Work required:
Every line that holds the string "this" is to be identified and copied.

Source code of charts:
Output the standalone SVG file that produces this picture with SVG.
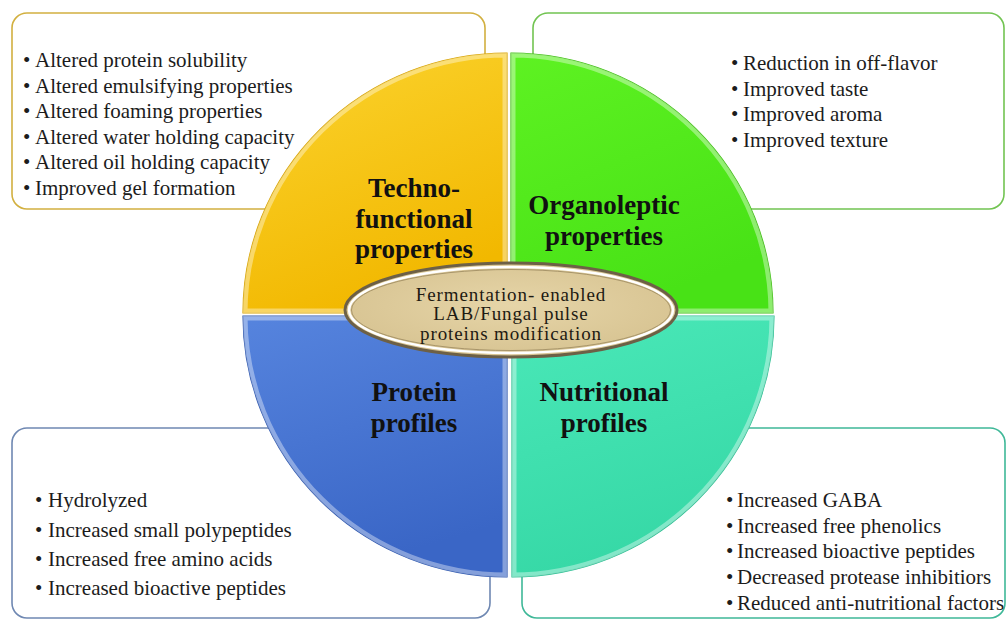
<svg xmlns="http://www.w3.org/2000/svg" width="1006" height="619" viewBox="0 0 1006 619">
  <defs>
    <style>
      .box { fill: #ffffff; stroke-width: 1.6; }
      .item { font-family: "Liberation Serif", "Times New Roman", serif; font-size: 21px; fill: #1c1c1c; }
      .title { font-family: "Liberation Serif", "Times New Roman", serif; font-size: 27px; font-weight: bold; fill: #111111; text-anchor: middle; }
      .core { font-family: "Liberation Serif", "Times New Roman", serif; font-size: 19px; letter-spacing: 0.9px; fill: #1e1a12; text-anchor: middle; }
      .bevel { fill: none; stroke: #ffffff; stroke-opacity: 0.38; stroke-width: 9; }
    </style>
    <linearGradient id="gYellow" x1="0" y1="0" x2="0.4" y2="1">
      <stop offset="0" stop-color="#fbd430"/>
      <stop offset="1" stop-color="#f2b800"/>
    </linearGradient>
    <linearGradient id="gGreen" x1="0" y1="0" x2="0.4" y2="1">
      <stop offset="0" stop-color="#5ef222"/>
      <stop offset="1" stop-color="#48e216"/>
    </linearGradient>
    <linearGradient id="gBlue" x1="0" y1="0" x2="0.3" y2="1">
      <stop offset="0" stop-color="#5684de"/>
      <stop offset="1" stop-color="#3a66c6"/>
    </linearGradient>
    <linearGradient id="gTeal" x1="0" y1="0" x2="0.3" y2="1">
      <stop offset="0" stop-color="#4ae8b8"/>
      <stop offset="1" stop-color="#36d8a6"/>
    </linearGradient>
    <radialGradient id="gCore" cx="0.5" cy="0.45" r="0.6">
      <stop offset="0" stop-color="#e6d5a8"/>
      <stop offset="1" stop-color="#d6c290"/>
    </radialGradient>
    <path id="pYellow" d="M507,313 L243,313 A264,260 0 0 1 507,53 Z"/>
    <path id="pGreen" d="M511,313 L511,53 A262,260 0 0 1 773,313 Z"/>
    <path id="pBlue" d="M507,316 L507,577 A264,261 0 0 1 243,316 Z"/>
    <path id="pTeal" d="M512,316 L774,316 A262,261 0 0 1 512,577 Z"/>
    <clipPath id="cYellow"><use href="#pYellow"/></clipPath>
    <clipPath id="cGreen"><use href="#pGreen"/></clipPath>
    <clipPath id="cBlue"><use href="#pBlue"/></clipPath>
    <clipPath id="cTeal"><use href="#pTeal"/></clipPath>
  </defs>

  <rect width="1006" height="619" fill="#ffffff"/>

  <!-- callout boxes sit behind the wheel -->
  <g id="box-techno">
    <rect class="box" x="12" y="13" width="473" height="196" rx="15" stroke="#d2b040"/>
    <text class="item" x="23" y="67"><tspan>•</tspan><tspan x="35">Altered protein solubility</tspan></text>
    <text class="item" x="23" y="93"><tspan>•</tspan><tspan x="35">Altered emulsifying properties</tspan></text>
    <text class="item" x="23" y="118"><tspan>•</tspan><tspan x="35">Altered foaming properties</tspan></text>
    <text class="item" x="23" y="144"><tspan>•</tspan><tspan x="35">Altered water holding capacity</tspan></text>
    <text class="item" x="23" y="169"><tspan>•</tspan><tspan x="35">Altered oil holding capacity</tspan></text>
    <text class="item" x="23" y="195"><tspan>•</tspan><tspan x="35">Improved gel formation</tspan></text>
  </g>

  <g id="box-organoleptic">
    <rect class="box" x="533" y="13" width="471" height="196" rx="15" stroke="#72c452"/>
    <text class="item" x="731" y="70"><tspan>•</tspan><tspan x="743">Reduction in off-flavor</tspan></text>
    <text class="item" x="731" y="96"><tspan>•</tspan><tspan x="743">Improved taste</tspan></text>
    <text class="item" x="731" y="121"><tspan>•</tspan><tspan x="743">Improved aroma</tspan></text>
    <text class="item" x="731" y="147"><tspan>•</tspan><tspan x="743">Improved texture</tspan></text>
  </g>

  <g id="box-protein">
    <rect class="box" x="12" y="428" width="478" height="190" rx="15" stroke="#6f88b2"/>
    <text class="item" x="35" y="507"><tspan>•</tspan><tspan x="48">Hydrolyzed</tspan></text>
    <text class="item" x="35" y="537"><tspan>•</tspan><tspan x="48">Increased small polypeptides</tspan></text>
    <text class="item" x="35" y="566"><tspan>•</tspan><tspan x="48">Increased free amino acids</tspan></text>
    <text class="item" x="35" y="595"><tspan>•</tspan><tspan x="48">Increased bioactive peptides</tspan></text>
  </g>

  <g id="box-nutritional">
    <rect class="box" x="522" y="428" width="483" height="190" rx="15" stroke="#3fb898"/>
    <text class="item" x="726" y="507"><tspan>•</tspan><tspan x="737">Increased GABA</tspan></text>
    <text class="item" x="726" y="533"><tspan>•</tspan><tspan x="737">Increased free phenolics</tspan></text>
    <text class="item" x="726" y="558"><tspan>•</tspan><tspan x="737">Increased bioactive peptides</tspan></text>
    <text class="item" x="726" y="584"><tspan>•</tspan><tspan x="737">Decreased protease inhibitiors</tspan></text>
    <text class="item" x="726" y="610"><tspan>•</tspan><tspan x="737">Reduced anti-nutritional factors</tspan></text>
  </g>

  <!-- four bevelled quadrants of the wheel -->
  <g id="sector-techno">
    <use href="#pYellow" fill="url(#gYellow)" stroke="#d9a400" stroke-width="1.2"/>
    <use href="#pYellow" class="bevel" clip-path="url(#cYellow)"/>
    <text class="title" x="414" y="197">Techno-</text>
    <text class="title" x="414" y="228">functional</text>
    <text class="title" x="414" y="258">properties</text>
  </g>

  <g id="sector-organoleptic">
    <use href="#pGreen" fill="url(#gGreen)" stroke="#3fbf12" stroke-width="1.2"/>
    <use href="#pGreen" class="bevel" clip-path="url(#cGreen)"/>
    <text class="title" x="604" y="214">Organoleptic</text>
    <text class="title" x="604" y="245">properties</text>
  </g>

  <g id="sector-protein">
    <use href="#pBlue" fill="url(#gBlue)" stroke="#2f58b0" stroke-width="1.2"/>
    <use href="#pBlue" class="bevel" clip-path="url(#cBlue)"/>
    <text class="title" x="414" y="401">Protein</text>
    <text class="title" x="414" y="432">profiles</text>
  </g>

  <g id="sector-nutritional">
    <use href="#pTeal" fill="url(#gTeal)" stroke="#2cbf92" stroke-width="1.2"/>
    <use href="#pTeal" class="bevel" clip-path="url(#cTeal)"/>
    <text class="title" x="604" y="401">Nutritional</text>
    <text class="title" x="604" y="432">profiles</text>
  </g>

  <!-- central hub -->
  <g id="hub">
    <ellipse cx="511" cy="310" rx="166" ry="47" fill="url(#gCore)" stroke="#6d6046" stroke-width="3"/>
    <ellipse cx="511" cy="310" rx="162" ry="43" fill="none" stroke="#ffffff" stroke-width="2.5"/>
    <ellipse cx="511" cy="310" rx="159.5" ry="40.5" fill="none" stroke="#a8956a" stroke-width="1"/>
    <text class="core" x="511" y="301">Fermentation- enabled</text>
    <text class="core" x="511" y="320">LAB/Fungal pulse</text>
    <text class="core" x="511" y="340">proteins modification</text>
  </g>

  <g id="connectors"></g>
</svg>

---

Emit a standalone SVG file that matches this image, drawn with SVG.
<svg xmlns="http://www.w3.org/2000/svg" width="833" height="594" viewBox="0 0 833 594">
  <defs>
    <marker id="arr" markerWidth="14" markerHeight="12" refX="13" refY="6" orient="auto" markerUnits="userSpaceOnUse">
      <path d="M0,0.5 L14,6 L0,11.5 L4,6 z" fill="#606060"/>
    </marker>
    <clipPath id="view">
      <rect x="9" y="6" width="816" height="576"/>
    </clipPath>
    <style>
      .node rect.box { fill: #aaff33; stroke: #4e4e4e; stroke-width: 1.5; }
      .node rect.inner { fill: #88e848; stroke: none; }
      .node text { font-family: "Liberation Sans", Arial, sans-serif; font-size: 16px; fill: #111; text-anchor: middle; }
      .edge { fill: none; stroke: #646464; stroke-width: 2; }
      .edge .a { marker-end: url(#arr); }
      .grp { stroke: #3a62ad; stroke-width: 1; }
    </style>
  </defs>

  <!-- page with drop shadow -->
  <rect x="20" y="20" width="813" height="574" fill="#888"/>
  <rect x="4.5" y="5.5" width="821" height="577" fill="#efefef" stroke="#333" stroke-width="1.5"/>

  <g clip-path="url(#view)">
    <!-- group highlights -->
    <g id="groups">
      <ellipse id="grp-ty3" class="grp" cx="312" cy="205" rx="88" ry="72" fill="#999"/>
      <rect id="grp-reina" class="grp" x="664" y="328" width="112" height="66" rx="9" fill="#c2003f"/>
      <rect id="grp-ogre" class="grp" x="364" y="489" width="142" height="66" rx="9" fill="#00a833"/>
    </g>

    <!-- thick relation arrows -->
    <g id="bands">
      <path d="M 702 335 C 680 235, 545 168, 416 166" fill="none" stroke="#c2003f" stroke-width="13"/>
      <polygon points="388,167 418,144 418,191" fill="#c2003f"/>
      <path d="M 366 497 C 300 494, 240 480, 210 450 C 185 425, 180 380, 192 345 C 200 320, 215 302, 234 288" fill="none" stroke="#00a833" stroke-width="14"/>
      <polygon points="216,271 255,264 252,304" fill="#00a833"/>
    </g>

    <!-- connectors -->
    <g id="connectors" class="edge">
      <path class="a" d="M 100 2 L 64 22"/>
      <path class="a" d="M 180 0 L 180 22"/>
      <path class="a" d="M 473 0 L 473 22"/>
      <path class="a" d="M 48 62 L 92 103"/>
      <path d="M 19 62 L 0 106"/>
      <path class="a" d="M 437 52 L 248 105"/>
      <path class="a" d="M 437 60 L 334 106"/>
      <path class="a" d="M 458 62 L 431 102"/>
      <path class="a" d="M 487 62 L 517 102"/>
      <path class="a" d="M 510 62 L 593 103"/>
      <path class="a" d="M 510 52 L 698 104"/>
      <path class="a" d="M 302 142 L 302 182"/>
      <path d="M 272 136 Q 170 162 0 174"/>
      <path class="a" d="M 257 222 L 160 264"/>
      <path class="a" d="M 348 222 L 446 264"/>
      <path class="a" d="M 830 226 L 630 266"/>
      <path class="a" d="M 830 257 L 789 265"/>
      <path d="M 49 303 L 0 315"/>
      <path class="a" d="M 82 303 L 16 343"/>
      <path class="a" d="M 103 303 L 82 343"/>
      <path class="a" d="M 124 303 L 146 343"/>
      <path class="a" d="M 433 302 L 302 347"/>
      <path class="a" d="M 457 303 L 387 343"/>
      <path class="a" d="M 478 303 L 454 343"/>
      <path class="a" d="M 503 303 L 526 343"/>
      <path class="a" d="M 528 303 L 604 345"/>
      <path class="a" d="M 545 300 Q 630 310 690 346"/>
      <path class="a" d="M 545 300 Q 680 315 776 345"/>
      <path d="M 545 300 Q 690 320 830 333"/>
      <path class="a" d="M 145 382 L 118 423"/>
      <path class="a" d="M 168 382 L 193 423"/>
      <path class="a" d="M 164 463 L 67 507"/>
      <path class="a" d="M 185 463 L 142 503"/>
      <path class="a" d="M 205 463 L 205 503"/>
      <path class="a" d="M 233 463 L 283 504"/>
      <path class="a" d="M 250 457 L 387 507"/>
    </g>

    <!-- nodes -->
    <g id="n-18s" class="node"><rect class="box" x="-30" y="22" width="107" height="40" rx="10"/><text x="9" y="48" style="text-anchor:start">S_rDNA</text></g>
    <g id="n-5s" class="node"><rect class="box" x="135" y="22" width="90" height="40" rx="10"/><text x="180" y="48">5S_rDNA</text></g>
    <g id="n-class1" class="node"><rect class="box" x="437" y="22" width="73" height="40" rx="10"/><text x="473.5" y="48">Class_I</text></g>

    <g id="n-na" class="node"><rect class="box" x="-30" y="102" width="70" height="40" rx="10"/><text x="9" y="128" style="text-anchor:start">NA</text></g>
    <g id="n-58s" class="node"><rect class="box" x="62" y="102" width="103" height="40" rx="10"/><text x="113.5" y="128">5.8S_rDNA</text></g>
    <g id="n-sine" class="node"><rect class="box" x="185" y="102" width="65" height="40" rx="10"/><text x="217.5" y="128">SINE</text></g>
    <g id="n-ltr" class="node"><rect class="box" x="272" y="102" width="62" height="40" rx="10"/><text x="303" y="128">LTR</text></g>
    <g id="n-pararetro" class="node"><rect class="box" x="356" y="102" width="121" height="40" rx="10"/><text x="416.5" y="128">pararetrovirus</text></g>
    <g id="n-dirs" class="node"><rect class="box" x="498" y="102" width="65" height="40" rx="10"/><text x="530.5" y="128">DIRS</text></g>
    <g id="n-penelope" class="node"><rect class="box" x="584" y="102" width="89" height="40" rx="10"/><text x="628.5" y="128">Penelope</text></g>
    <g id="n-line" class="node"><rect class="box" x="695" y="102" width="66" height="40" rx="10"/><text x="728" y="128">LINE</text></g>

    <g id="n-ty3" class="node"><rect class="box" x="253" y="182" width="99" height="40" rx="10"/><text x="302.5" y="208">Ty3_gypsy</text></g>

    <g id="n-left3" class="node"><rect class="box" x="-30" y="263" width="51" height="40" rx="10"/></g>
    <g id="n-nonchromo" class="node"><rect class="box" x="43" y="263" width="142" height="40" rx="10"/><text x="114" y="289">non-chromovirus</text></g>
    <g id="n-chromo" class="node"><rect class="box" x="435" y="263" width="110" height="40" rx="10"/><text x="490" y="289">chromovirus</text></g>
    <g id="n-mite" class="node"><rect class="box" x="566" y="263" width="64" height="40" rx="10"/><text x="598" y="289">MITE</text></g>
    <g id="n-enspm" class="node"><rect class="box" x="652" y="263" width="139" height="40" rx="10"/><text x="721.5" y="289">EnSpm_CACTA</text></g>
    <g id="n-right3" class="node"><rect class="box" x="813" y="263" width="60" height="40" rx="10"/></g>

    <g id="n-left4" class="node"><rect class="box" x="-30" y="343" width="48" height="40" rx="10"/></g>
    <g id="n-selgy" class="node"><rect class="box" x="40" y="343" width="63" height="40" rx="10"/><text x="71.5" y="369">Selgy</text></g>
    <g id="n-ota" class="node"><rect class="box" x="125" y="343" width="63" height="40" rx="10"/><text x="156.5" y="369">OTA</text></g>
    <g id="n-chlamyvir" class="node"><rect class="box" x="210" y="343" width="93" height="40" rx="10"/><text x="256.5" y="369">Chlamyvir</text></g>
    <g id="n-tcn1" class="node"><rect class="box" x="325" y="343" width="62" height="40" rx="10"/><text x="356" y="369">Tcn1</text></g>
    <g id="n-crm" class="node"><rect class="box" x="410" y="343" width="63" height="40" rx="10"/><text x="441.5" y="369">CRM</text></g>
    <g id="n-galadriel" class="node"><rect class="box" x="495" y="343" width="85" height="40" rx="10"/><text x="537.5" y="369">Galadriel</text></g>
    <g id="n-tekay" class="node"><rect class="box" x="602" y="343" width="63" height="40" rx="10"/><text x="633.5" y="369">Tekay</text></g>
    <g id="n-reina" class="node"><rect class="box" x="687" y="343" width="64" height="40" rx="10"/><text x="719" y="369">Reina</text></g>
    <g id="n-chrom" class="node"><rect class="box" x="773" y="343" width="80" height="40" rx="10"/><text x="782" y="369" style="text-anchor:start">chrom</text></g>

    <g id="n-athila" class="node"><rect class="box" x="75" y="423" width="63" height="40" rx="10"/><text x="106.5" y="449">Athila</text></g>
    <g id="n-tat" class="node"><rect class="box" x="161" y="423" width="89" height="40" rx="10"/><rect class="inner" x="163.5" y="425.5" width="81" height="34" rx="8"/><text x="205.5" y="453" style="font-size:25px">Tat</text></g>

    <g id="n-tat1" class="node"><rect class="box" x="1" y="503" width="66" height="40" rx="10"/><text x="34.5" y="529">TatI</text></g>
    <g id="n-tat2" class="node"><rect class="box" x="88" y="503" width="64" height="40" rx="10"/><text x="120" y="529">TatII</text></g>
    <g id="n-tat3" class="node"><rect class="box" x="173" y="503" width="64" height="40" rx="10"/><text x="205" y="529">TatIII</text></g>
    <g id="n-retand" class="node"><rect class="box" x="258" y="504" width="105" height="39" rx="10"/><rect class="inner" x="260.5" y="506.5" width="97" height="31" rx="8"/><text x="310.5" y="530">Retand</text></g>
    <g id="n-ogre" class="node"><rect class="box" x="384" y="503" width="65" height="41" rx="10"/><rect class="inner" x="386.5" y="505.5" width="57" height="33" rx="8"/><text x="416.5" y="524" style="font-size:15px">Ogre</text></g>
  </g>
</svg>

Completed exercise:
Output the standalone SVG file that produces this picture with SVG.
Emit a standalone SVG file that matches this image, drawn with SVG.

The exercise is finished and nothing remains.